To address this toxic mix, Friends of Europe’s annual high-level roundtable gathered more than 200 influential figures. Their aim was to seek ways for Europe to move forward from the current morass. They looked at how to end infighting, so the remaining 27 EU member states can confront Europe’s raft of problems and present a united position on Brexit. Topics in the sessions ranged from Europe’s role in a fast-changing world, to finding the right economic models, to the impact of migration. However, the urgency of confronting the new wave of nationalist, protectionist and populist politics dominated much of the debate.

A key thread emerged on need to tackle both the immediate threats posed by populism and the root causes of voter discontent that have allowed populists to thrive.

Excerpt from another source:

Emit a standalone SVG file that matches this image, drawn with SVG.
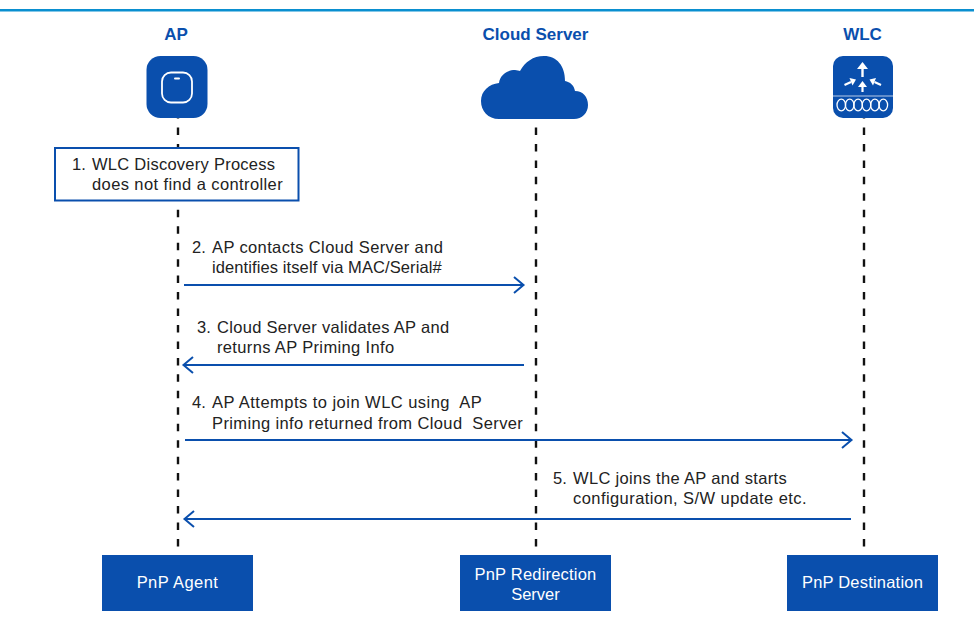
<svg xmlns="http://www.w3.org/2000/svg" width="974" height="623" viewBox="0 0 974 623">
<defs>
<marker id="arr" markerUnits="userSpaceOnUse" markerWidth="16" markerHeight="20" refX="12" refY="10" orient="auto"><path d="M2 2 L11.500 10 L2 18" fill="none" stroke="#0a4fad" stroke-width="2"/></marker>
</defs>
<style>
text{font-family:"Liberation Sans",Arial,sans-serif;font-size:16.5px;fill:#222}
.h{font-weight:700;font-size:17px;fill:#0a4fad;text-anchor:middle}
.b{fill:#0a4fad}
.w{fill:#fff;text-anchor:middle}
.life{stroke:#111;stroke-width:2.4;stroke-dasharray:7.500 8.960;fill:none}
.m{stroke:#0a4fad;stroke-width:2;fill:none}
</style>
<rect width="974" height="623" fill="#fff"/>
<rect x="0" y="9" width="974" height="2.500" fill="#0a8fd0"/>
<g id="connectors">
<path class="life" d="M178 111V547"/>
<path class="life" d="M536 111V547"/>
<path class="life" d="M864 111V547"/>
<path class="m" d="M184 285H524" marker-end="url(#arr)"/>
<path class="m" d="M524 365H183" marker-end="url(#arr)"/>
<path class="m" d="M185 440H852" marker-end="url(#arr)"/>
<path class="m" d="M851 519H184" marker-end="url(#arr)"/>
</g>
<g id="node-ap">
<text class="h" x="176" y="40">AP</text>
<rect class="b" x="146.500" y="56" width="61" height="62" rx="14"/>
<rect x="162" y="72.500" width="30" height="30" rx="9" fill="none" stroke="#fff" stroke-width="1.800"/>
<rect x="174" y="77.500" width="6" height="2" rx="1" fill="#fff"/>
</g>
<g id="node-cloud">
<text class="h" x="535.500" y="40">Cloud Server</text>
<path class="b" d="M499 119C488 119 481 111 481 101C481 91 489 84 499 83C500 75 507 70 515 70C517 70 519 71 520 71C525 62 533 56 544 56C557 56 565 66 565 81C570 82 574 85 575 91C583 91 588 97 588 105C588 113 582 119 574 119Z"/>
</g>
<g id="node-wlc">
<text class="h" x="862.500" y="40">WLC</text>
<rect class="b" x="833" y="56" width="60" height="62" rx="10"/>
<path d="M833 96H893" stroke="#b8cce8" stroke-width="1.200"/>
<g fill="none" stroke="#fff" stroke-width="1.300">
<path stroke-width="2.400" d="M862.500 77V66"/>
<path fill="#fff" stroke="none" d="M862.500 62L868 69H857Z"/>
<path stroke-width="2.200" d="M862.500 92V84"/>
<path fill="#fff" stroke="none" d="M862.500 81L867 87H858Z"/>
<path stroke-width="2.200" d="M844.500 85L851 82"/>
<path fill="#fff" stroke="none" d="M856 79.500L849.500 78L852.500 85.500Z"/>
<path stroke-width="2.200" d="M881 85L874.500 82"/>
<path fill="#fff" stroke="none" d="M869.500 79.500L876 78L873 85.500Z"/>
<ellipse cx="841.300" cy="105" rx="4.300" ry="5.800"/>
<ellipse cx="849.700" cy="105" rx="4.300" ry="5.800"/>
<ellipse cx="858.100" cy="105" rx="4.300" ry="5.800"/>
<ellipse cx="866.500" cy="105" rx="4.300" ry="5.800"/>
<ellipse cx="874.900" cy="105" rx="4.300" ry="5.800"/>
<ellipse cx="883.300" cy="105" rx="4.300" ry="5.800"/>
</g>
</g>
<g id="node-step1">
<rect x="55" y="148" width="243.500" height="52.500" fill="#fff" stroke="#0a4fad" stroke-width="2"/>
<text x="72" y="170">1. <tspan x="92" letter-spacing=".26">WLC Discovery Process</tspan></text>
<text x="92" y="190" letter-spacing=".4">does not find a controller</text>
</g>
<g id="labels">
<text x="192" y="253">2. <tspan x="212" letter-spacing=".375">AP contacts Cloud Server and</tspan></text>
<text x="212" y="273" letter-spacing=".1">identifies itself via MAC/Serial#</text>
<text x="197" y="333">3. <tspan x="217" letter-spacing=".31">Cloud Server validates AP and</tspan></text>
<text x="217" y="353" letter-spacing=".35">returns AP Priming Info</text>
<text x="192" y="408" xml:space="preserve">4. <tspan x="212" letter-spacing=".47">AP Attempts to join WLC using  AP</tspan></text>
<text x="212" y="429" xml:space="preserve" letter-spacing=".375">Priming info returned from Cloud  Server</text>
<text x="553" y="484">5. <tspan x="573" letter-spacing=".33">WLC joins the AP and starts</tspan></text>
<text x="573" y="504" letter-spacing=".43">configuration, S/W update etc.</text>
</g>
<g id="node-agent">
<rect class="b" x="102" y="555" width="151" height="56"/>
<text class="w" x="177.500" y="588" letter-spacing=".45">PnP Agent</text>
</g>
<g id="node-redirect">
<rect class="b" x="460" y="555" width="151" height="56"/>
<text class="w" x="535.500" y="580" letter-spacing=".2">PnP Redirection</text>
<text class="w" x="535.500" y="600">Server</text>
</g>
<g id="node-dest">
<rect class="b" x="787" y="555" width="151" height="56"/>
<text class="w" x="862.500" y="588" letter-spacing=".2">PnP Destination</text>
</g>
</svg>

The first, delegates argued, involves building on Europe’s strengths, forging greater resolve among the defenders of Europe’s democracy and using pro-active communications to recapture the initiative from ‘post-truth’ politicians who present simple, populist ‘solutions’. The second requires longer-term action to spur growth in the European economy while avoiding social tensions between the winners and losers of technological advances and open markets.

Social inclusion must be a priority. Migration – including intra-EU labour movement – must be managed to avoid rifts between incoming and native communities. Crisis breeds opportunity: the current shocks to the system can be used to spur reforms that make the EU more transparent and accountable. Mainstream politicians need to re-connect with citizens – in particular young people. And Europe needs to build on its strengths as a motor of innovation, a driving force in the fight against global warming and the world’s biggest provider of development assistance.